Task instructions:
Where does the string "standalone" appear in the records? Copy every line that contains it.

Raw records:
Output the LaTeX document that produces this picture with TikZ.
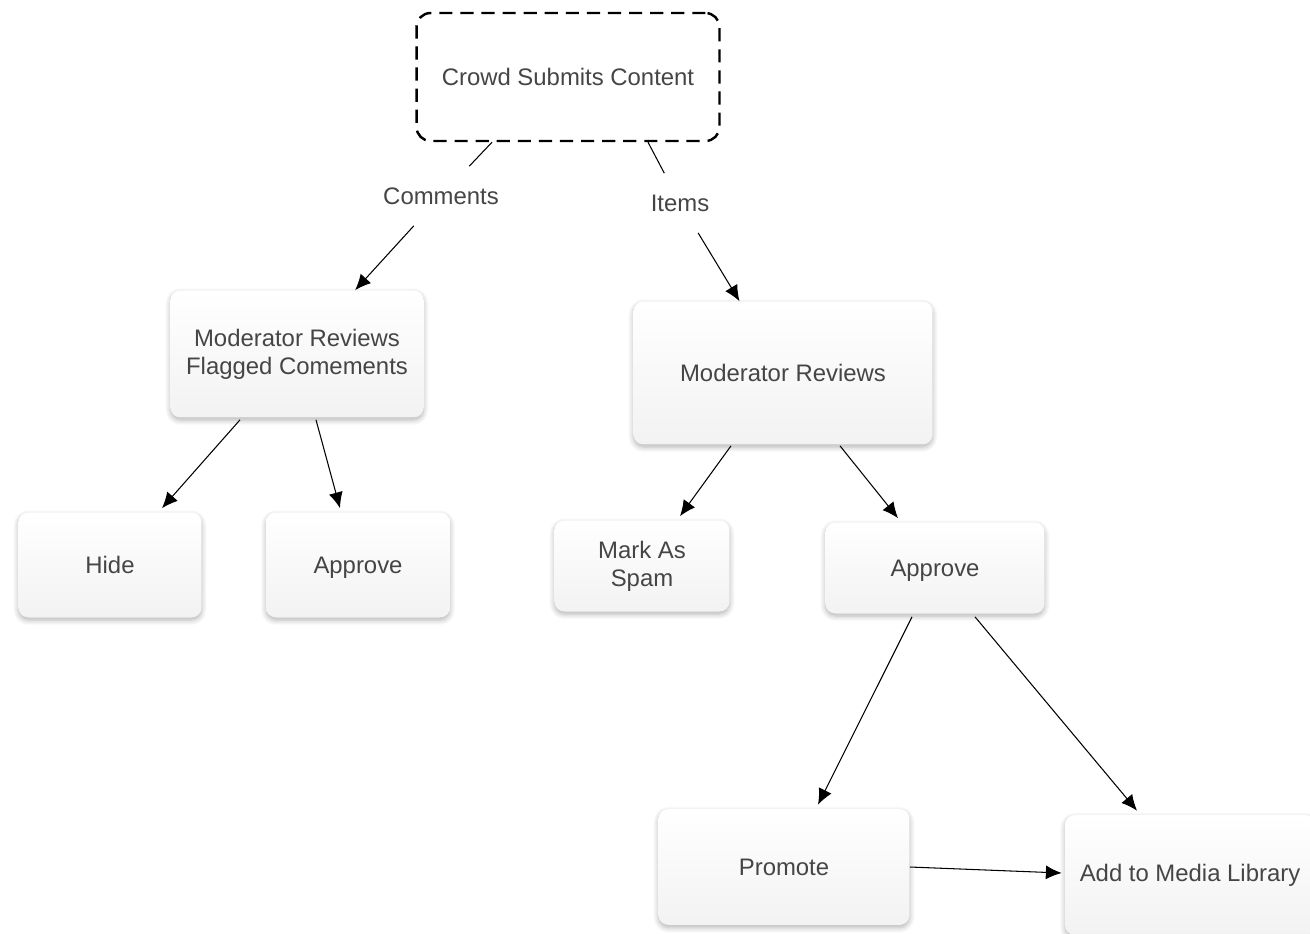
\documentclass[tikz,border=0pt]{standalone}
\usepackage{fontspec}
\setmainfont{Liberation Sans}
\usepackage{tikz}
\usetikzlibrary{calc,arrows.meta,shadows.blur}
\definecolor{txt}{HTML}{454545}
\tikzset{
	box/.style = {rounded corners=0.2cm, inner sep=0, align=center, text=txt,
		top color=white, bottom color=black!5, draw=none,
		blur shadow={shadow xshift=0pt, shadow yshift=-1.5pt, shadow blur radius=3pt, shadow blur steps=6, shadow opacity=30}},
	dashbox/.style = {rounded corners=0.28cm, inner sep=0, align=center, text=txt,
		draw=black, line width=1.4pt, dash pattern=on 7.5pt off 4.5pt},
	lbl/.style = {text=txt, inner sep=0, minimum width=2.4cm, minimum height=1.18cm},
	arr/.style = {-{Latex[length=9pt,width=8pt]}, line width=0.6pt}
}
\begin{document}
\begin{tikzpicture}[x=0.02cm, y=-0.02cm, font=\fontsize{13.6}{16}\selectfont]
	\useasboundingbox (0,0) rectangle (1310,933);
	%top
	\node [dashbox, minimum width=6.06cm, minimum height=2.56cm] (CS) at (568,77) {Crowd Submits Content};
	%labels
	\node [lbl] (Cm) at (441,196) {Comments};
	\node [lbl] (It) at (680,203) {Items};
	%comments side
	\node [box, minimum width=5.06cm, minimum height=2.54cm] (MF) at (297,354) {Moderator Reviews\\Flagged Comements};
	\node [box, minimum width=3.66cm, minimum height=2.1cm] (H) at (110,565) {Hide};
	\node [box, minimum width=3.68cm, minimum height=2.1cm, text depth=0pt] (AL) at (358,565) {Approve};
	%items side
	\node [box, minimum width=5.98cm, minimum height=2.86cm] (MR) at (783,373) {Moderator Reviews};
	\node [box, minimum width=3.5cm, minimum height=1.82cm] (S) at (642,566) {Mark As\\Spam};
	\node [box, minimum width=4.38cm, minimum height=1.82cm, text depth=0pt] (AR) at (935,568) {Approve};
	\node [box, minimum width=5.02cm, minimum height=2.32cm] (P) at (784,867) {Promote};
	\node [box, minimum width=5cm, minimum height=2.4cm] (ML) at (1190,875) {Add to Media Library};
	
	%connectors
	\draw[line width=0.6pt] ($(CS.south)+(-76,0)$) -- (Cm);
	\draw[arr] (Cm) -- (MF);
	\draw[line width=0.6pt] ($(CS.south)+(80,0)$) -- (It);
	\draw[arr] (It) -- (MR);
	\draw[arr] ($(MF.south)+(-57,2)$) -- ($(H.north)+(52,-4)$);
	\draw[arr] ($(MF.south)+(19,2)$) -- ($(AL.north)+(-18,-4)$);
	\draw[arr] ($(MR.south)+(-52,1)$) -- ($(S.north)+(38,-4)$);
	\draw[arr] ($(MR.south)+(57,1)$) -- ($(AR.north)+(-37,-4)$);
	\draw[arr] ($(AR.south)+(-23,3)$) -- ($(P.north)+(34,-4)$);
	\draw[arr] ($(AR.south)+(40,3)$) -- ($(ML.north)+(-53,-4)$);
	\draw[arr] (P.east) -- ($(ML.west)+(-3,-2)$);
\end{tikzpicture}
\end{document}
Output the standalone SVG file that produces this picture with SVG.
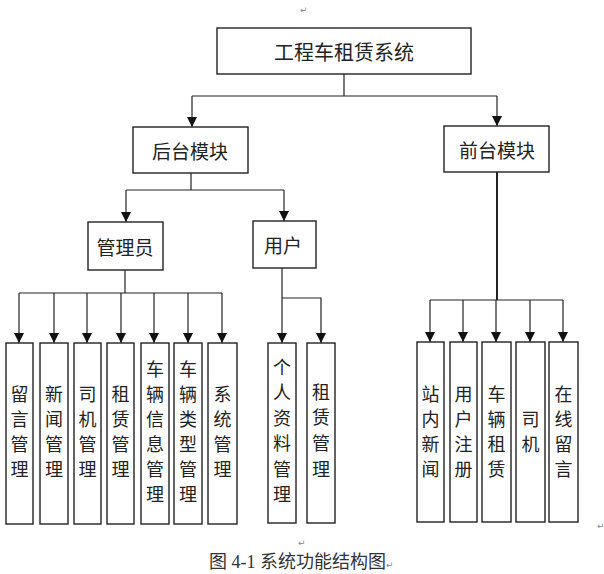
<svg xmlns="http://www.w3.org/2000/svg" width="604" height="574" viewBox="0 0 604 574">
<style>
.box{fill:#fff;stroke:#222;stroke-width:1.4}
.t{font-family:"Noto Sans CJK SC","Noto Sans CJK TC",sans-serif;font-size:19px;fill:#222;text-anchor:middle;dominant-baseline:central}
.tt{font-size:20px}
.v{font-size:18px}
.c{fill:none;stroke:#222;stroke-width:1.2}
.a{fill:none;stroke:#222;stroke-width:1.2;marker-end:url(#ah)}
.thick{stroke-width:2}
.pm{font-family:"DejaVu Sans",sans-serif;font-size:9px;fill:#888}
.cap{font-family:"Liberation Serif","Noto Sans CJK SC",serif;font-size:18px;fill:#333}
</style>
<defs>
<marker id="ah" markerUnits="userSpaceOnUse" markerWidth="11" markerHeight="10" refX="10" refY="5" orient="auto" viewBox="0 0 11 10">
<path d="M0 0 L10 5 L0 10 Z" fill="#111"/>
</marker>
</defs>
<rect width="604" height="574" fill="#fff"/>
<text class="pm" x="300" y="13">↵</text>
<g id="connectors">
<path class="c" d="M344 74 V96 M192 96 H497"/>
<path class="a" d="M192 96 V127"/>
<path class="a" d="M497 96 V126"/>
<path class="c" d="M191 173 V190 M126 190 H284"/>
<path class="a" d="M126 190 V222"/>
<path class="a" d="M284 190 V221"/>
<path class="c" d="M125 270 V293 M19 293 H222"/>
<path class="a" d="M19 293 V343"/>
<path class="a" d="M54 293 V343"/>
<path class="a" d="M87 293 V343"/>
<path class="a" d="M121 293 V343"/>
<path class="a" d="M154 293 V343"/>
<path class="a" d="M188 293 V343"/>
<path class="a" d="M222 293 V343"/>
<path class="a" d="M282 268 V343"/>
<path class="a" d="M282 298 H321 V343"/>
<path class="c thick" d="M497 172 V300"/>
<path class="c" d="M430 300 H563"/>
<path class="a" d="M430 300 V342"/>
<path class="a" d="M463 300 V342"/>
<path class="a" d="M496 300 V342"/>
<path class="a" d="M530 300 V342"/>
<path class="a" d="M563 300 V342"/>
</g>
<g id="root"><rect class="box" x="217" y="28" width="254" height="46"/><text class="t tt" x="344" y="51">工程车租赁系统</text></g>
<g id="backend"><rect class="box" x="133" y="127" width="115" height="46"/><text class="t" x="190" y="150">后台模块</text></g>
<g id="frontend"><rect class="box" x="444" y="126" width="105" height="46"/><text class="t" x="497" y="149">前台模块</text></g>
<g id="admin"><rect class="box" x="88" y="222" width="75" height="48"/><text class="t" x="125" y="246">管理员</text></g>
<g id="user"><rect class="box" x="253" y="221" width="63" height="47"/><text class="t" x="283" y="244">用户</text></g>
<g id="a1"><rect class="box" x="6" y="343" width="27" height="181"/><text class="t v"><tspan x="19.5" y="393">留</tspan><tspan x="19.5" y="418">言</tspan><tspan x="19.5" y="443">管</tspan><tspan x="19.5" y="468">理</tspan></text></g>
<g id="a2"><rect class="box" x="40" y="343" width="28" height="181"/><text class="t v"><tspan x="54" y="393">新</tspan><tspan x="54" y="418">闻</tspan><tspan x="54" y="443">管</tspan><tspan x="54" y="468">理</tspan></text></g>
<g id="a3"><rect class="box" x="74" y="343" width="27" height="181"/><text class="t v"><tspan x="87.5" y="393">司</tspan><tspan x="87.5" y="418">机</tspan><tspan x="87.5" y="443">管</tspan><tspan x="87.5" y="468">理</tspan></text></g>
<g id="a4"><rect class="box" x="107" y="343" width="27" height="181"/><text class="t v"><tspan x="120.5" y="393">租</tspan><tspan x="120.5" y="418">赁</tspan><tspan x="120.5" y="443">管</tspan><tspan x="120.5" y="468">理</tspan></text></g>
<g id="a5"><rect class="box" x="141" y="343" width="28" height="181"/><text class="t v"><tspan x="155" y="368">车</tspan><tspan x="155" y="393">辆</tspan><tspan x="155" y="418">信</tspan><tspan x="155" y="443">息</tspan><tspan x="155" y="468">管</tspan><tspan x="155" y="493">理</tspan></text></g>
<g id="a6"><rect class="box" x="174" y="343" width="28" height="181"/><text class="t v"><tspan x="188" y="368">车</tspan><tspan x="188" y="393">辆</tspan><tspan x="188" y="418">类</tspan><tspan x="188" y="443">型</tspan><tspan x="188" y="468">管</tspan><tspan x="188" y="493">理</tspan></text></g>
<g id="a7"><rect class="box" x="208" y="343" width="29" height="181"/><text class="t v"><tspan x="222.5" y="393">系</tspan><tspan x="222.5" y="418">统</tspan><tspan x="222.5" y="443">管</tspan><tspan x="222.5" y="468">理</tspan></text></g>
<g id="u1"><rect class="box" x="268" y="343" width="28" height="180"/><text class="t v"><tspan x="282" y="366">个</tspan><tspan x="282" y="391">人</tspan><tspan x="282" y="417">资</tspan><tspan x="282" y="442">料</tspan><tspan x="282" y="468">管</tspan><tspan x="282" y="493">理</tspan></text></g>
<g id="u2"><rect class="box" x="307" y="343" width="28" height="180"/><text class="t v"><tspan x="321" y="391">租</tspan><tspan x="321" y="416">赁</tspan><tspan x="321" y="442">管</tspan><tspan x="321" y="468">理</tspan></text></g>
<g id="f1"><rect class="box" x="417" y="342" width="27" height="180"/><text class="t v"><tspan x="430.5" y="393">站</tspan><tspan x="430.5" y="418">内</tspan><tspan x="430.5" y="443">新</tspan><tspan x="430.5" y="468">闻</tspan></text></g>
<g id="f2"><rect class="box" x="450" y="342" width="27" height="180"/><text class="t v"><tspan x="463.5" y="393">用</tspan><tspan x="463.5" y="418">户</tspan><tspan x="463.5" y="443">注</tspan><tspan x="463.5" y="468">册</tspan></text></g>
<g id="f3"><rect class="box" x="482" y="342" width="29" height="180"/><text class="t v"><tspan x="496.5" y="393">车</tspan><tspan x="496.5" y="418">辆</tspan><tspan x="496.5" y="443">租</tspan><tspan x="496.5" y="468">赁</tspan></text></g>
<g id="f4"><rect class="box" x="516" y="342" width="29" height="180"/><text class="t v"><tspan x="530.5" y="418">司</tspan><tspan x="530.5" y="443">机</tspan></text></g>
<g id="f5"><rect class="box" x="549" y="342" width="29" height="180"/><text class="t v"><tspan x="563.5" y="393">在</tspan><tspan x="563.5" y="418">线</tspan><tspan x="563.5" y="443">留</tspan><tspan x="563.5" y="468">言</tspan></text></g>
<text class="pm" x="597" y="529">↵</text>
<text class="pm" x="298" y="546">↵</text>
<text class="cap" x="209" y="568">图 4-1 系统功能结构图<tspan class="pm">↵</tspan></text>
</svg>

Reply to the exercise:
\documentclass[tikz,border=0pt]{standalone}
Output the standalone SVG file that produces this picture with SVG.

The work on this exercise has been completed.